City
Gainesville moves ahead on stormwater billing outside GRU after divided vote

The City of Gainesville will pursue stormwater billing through the tax rolls rather than through Gainesville Regional Utilities, after a split vote ended negotiations between the two entities. The impasse means the city will shift to an alternative billing mechanism to fund stormwater services going forward.
Point / Counterpoint
The Ledger is neutral; these essays are not. Each side, as steel-manned as we can make it.
Point
Moving stormwater billing to the tax rolls, while inconvenient, is the right outcome when negotiations with GRU reach a genuine impasse.
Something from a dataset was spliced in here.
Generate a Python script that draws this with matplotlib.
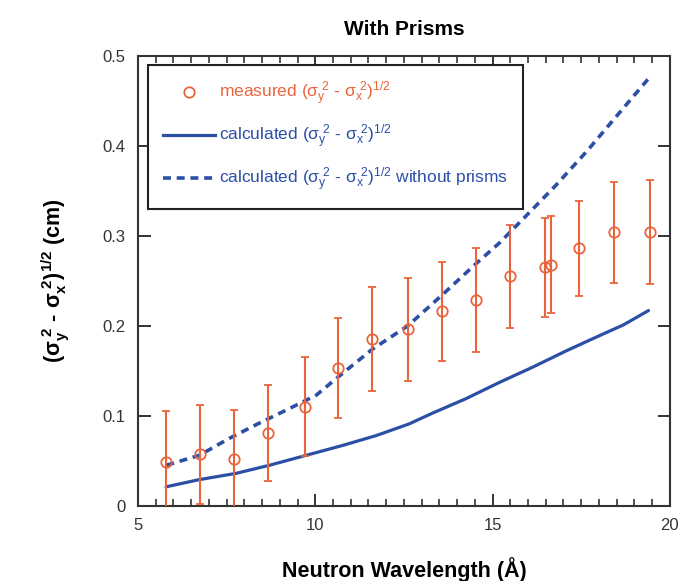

Stormwater management is a core municipal responsibility — maintaining drainage infrastructure, reducing flood risk, and protecting water quality all depend on a reliable, dedicated funding stream. If GRU’s governing authority was unwilling or unable to reach terms that serve the city’s infrastructure needs, then continuing to depend on that utility as a billing intermediary would introduce unnecessary fragility into a public-safety function. Placing stormwater fees on the tax rolls is a well-established practice used by Florida municipalities and ensures that funding is collected through a transparent, accountable mechanism that residents and property owners already understand. The split vote reflects a real policy disagreement, not a procedural accident — and when a deadlock cannot be broken, the responsible path is to act rather than wait. Deferring stormwater investment has real costs: aging infrastructure, increased flood damage liability, and deteriorating water quality. A city that cannot collect stormwater fees consistently is a city that cannot plan for or fund the capital projects those fees are meant to support. Decoupling this function from GRU also clarifies the financial relationship between the city and its utility at a time when that relationship has faced public scrutiny. Cleaner institutional lines benefit both entities and give residents a more legible picture of what they are paying for and why.
Counterpoint
Running stormwater billing through GRU made practical sense, and the split vote that killed the arrangement deserves scrutiny rather than quick acceptance as inevitable. GRU already has billing infrastructure in place, existing customer relationships with nearly every property in the city, and the operational capacity to bundle stormwater fees alongside other utility charges in a way that minimizes administrative overhead. Moving to the tax rolls introduces new complexity: the county property appraiser’s office becomes an intermediary, collection timelines lengthen, and property owners who pay their taxes in lump sums lose the monthly visibility they had when stormwater was a line item on a utility bill. There is also a fairness dimension worth examining. Tax-roll billing typically ties stormwater fees to assessed property value or a flat parcel charge — formulas that don’t always track impervious surface coverage as precisely as a utility fee structure can. That means some commercial and industrial properties that generate the most runoff may end up paying proportionally less than under a usage-calibrated billing model. The split vote that produced this outcome also raises governance questions. When a city-utility impasse can redirect a major billing function without a clear public mandate, residents deserve to know what positions each voting party took and why compromise proved impossible. Accepting the impasse as a fait accompli, rather than pressing both sides to return to the table, risks normalizing a dynamic in which institutional gridlock drives consequential infrastructure decisions by default rather than by deliberate choice.